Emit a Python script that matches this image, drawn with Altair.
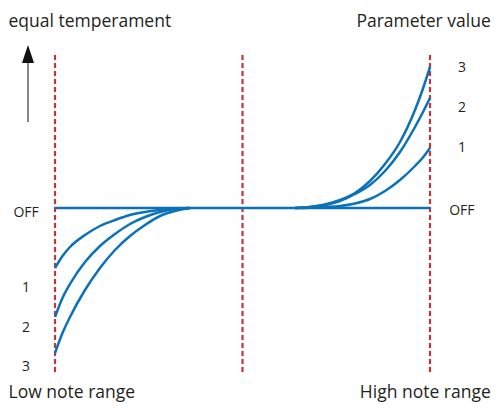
import altair as alt
import pandas as pd

# note position (0 = low end, 50 = middle, 100 = high end)
low_x = [0, 2, 4, 8, 12, 16, 20, 24, 28, 32, 36]
high_x = [64, 68, 72, 76, 80, 84, 88, 92, 96, 98, 100]

# deviation from equal temperament (positive = up)
low_1 = [-60, -48, -39, -27, -18, -12, -7, -4, -2, -0.5, 0]
low_2 = [-109, -90, -76, -54, -38, -26, -16, -9, -4, -1, 0]
low_3 = [-145, -125, -109, -82, -60, -42, -28, -17, -8, -3, 0]
high_1 = [0, 0.3, 1, 2, 4.5, 9, 17, 28, 42, 50, 60]
high_2 = [0, 1, 3, 7, 14, 23, 37, 56, 81, 95, 110]
high_3 = [0, 1, 3.5, 8, 15, 27, 44, 66, 98, 118, 141]
off_x = [0, 100]
off_y = [0, 0]

range_x = [0, 50, 100]
range_top = 156
range_bottom = -164

left_labels = ["OFF", "1", "2", "3"]
left_label_y = [-5, -80, -120, -159]
right_labels = ["3", "2", "1", "OFF"]
right_label_y = [140, 100, 60, -3]

BLUE = "#0b72b9"
RED = "#c4343a"
INK = "#231f20"
FONT = "Open Sans"

rows = []
for name, xs_, ys_ in [("low1", low_x, low_1), ("low2", low_x, low_2), ("low3", low_x, low_3),
                       ("high1", high_x, high_1), ("high2", high_x, high_2), ("high3", high_x, high_3),
                       ("off", off_x, off_y)]:
    for x, y in zip(xs_, ys_):
        rows.append({"series": name, "x": x, "y": y})
lines_df = pd.DataFrame(rows)

xs = alt.Scale(domain=[-12.533, 116.533], nice=False, zero=False)
ys = alt.Scale(domain=[-196, 200], nice=False, zero=False)

lines = alt.Chart(lines_df).mark_line(color=BLUE, strokeWidth=2.5, interpolate="monotone").encode(
    x=alt.X("x:Q", scale=xs, axis=None),
    y=alt.Y("y:Q", scale=ys, axis=None),
    detail="series:N",
)

rules_df = pd.DataFrame({"x": range_x, "y": [range_bottom] * 3, "y2": [range_top] * 3})
rules = alt.Chart(rules_df).mark_rule(color=RED, strokeWidth=2.2, strokeDash=[5, 3]).encode(
    x=alt.X("x:Q", scale=xs, axis=None),
    y=alt.Y("y:Q", scale=ys, axis=None),
    y2="y2:Q",
)

arrow_df = pd.DataFrame({"x": [-7.2], "y": [86], "y2": [147], "yh": [154]})
shaft = alt.Chart(arrow_df).mark_rule(color="#444444", strokeWidth=1.3).encode(
    x=alt.X("x:Q", scale=xs, axis=None),
    y=alt.Y("y:Q", scale=ys, axis=None),
    y2="y2:Q",
)
head = alt.Chart(arrow_df).mark_point(
    shape="M-0.67,1L0,-1L0.67,1Z", size=324, filled=True, color="#111111", opacity=1, strokeWidth=0
).encode(
    x=alt.X("x:Q", scale=xs, axis=None),
    y=alt.Y("yh:Q", scale=ys, axis=None),
)

left_df = pd.DataFrame({"label": left_labels, "x": [-7.7] * 4, "y": left_label_y})
left_text = alt.Chart(left_df).mark_text(font=FONT, fontSize=14, color=INK, align="center", baseline="middle").encode(
    x=alt.X("x:Q", scale=xs, axis=None),
    y=alt.Y("y:Q", scale=ys, axis=None),
    text="label:N",
)
right_df = pd.DataFrame({"label": right_labels, "x": [108.5] * 4, "y": right_label_y})
right_text = alt.Chart(right_df).mark_text(font=FONT, fontSize=14, color=INK, align="center", baseline="middle").encode(
    x=alt.X("x:Q", scale=xs, axis=None),
    y=alt.Y("y:Q", scale=ys, axis=None),
    text="label:N",
)

titles_left_df = pd.DataFrame({"label": ["equal temperament", "Low note range"], "x": [-12.4, -12.4], "y": [181, -190]})
titles_left = alt.Chart(titles_left_df).mark_text(font=FONT, fontSize=17.5, color=INK, align="left", baseline="alphabetic").encode(
    x=alt.X("x:Q", scale=xs, axis=None),
    y=alt.Y("y:Q", scale=ys, axis=None),
    text="label:N",
)
titles_right_df = pd.DataFrame({"label": ["Parameter value", "High note range"], "x": [116.2, 116.2], "y": [181, -190]})
titles_right = alt.Chart(titles_right_df).mark_text(font=FONT, fontSize=17.5, color=INK, align="right", baseline="alphabetic").encode(
    x=alt.X("x:Q", scale=xs, axis=None),
    y=alt.Y("y:Q", scale=ys, axis=None),
    text="label:N",
)

chart = alt.layer(rules, lines, shaft, head, left_text, right_text, titles_left, titles_right).properties(
    width=484, height=396, padding=0, autosize=alt.AutoSizeParams(type="none"), background="white"
).configure_view(stroke=None)

chart.save("out.html", embed_options={"renderer": "svg", "actions": False})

Aim:
Set down again, exactly, the lines of the material above from its first line to the one with "lines_df = pd.DataFrame(rows)", inclusive. Leave the pictures out.

Full answer:
Emit a Python script that matches this image, drawn with Altair.
import altair as alt
import pandas as pd

# note position (0 = low end, 50 = middle, 100 = high end)
low_x = [0, 2, 4, 8, 12, 16, 20, 24, 28, 32, 36]
high_x = [64, 68, 72, 76, 80, 84, 88, 92, 96, 98, 100]

# deviation from equal temperament (positive = up)
low_1 = [-60, -48, -39, -27, -18, -12, -7, -4, -2, -0.5, 0]
low_2 = [-109, -90, -76, -54, -38, -26, -16, -9, -4, -1, 0]
low_3 = [-145, -125, -109, -82, -60, -42, -28, -17, -8, -3, 0]
high_1 = [0, 0.3, 1, 2, 4.5, 9, 17, 28, 42, 50, 60]
high_2 = [0, 1, 3, 7, 14, 23, 37, 56, 81, 95, 110]
high_3 = [0, 1, 3.5, 8, 15, 27, 44, 66, 98, 118, 141]
off_x = [0, 100]
off_y = [0, 0]

range_x = [0, 50, 100]
range_top = 156
range_bottom = -164

left_labels = ["OFF", "1", "2", "3"]
left_label_y = [-5, -80, -120, -159]
right_labels = ["3", "2", "1", "OFF"]
right_label_y = [140, 100, 60, -3]

BLUE = "#0b72b9"
RED = "#c4343a"
INK = "#231f20"
FONT = "Open Sans"

rows = []
for name, xs_, ys_ in [("low1", low_x, low_1), ("low2", low_x, low_2), ("low3", low_x, low_3),
                       ("high1", high_x, high_1), ("high2", high_x, high_2), ("high3", high_x, high_3),
                       ("off", off_x, off_y)]:
    for x, y in zip(xs_, ys_):
        rows.append({"series": name, "x": x, "y": y})
lines_df = pd.DataFrame(rows)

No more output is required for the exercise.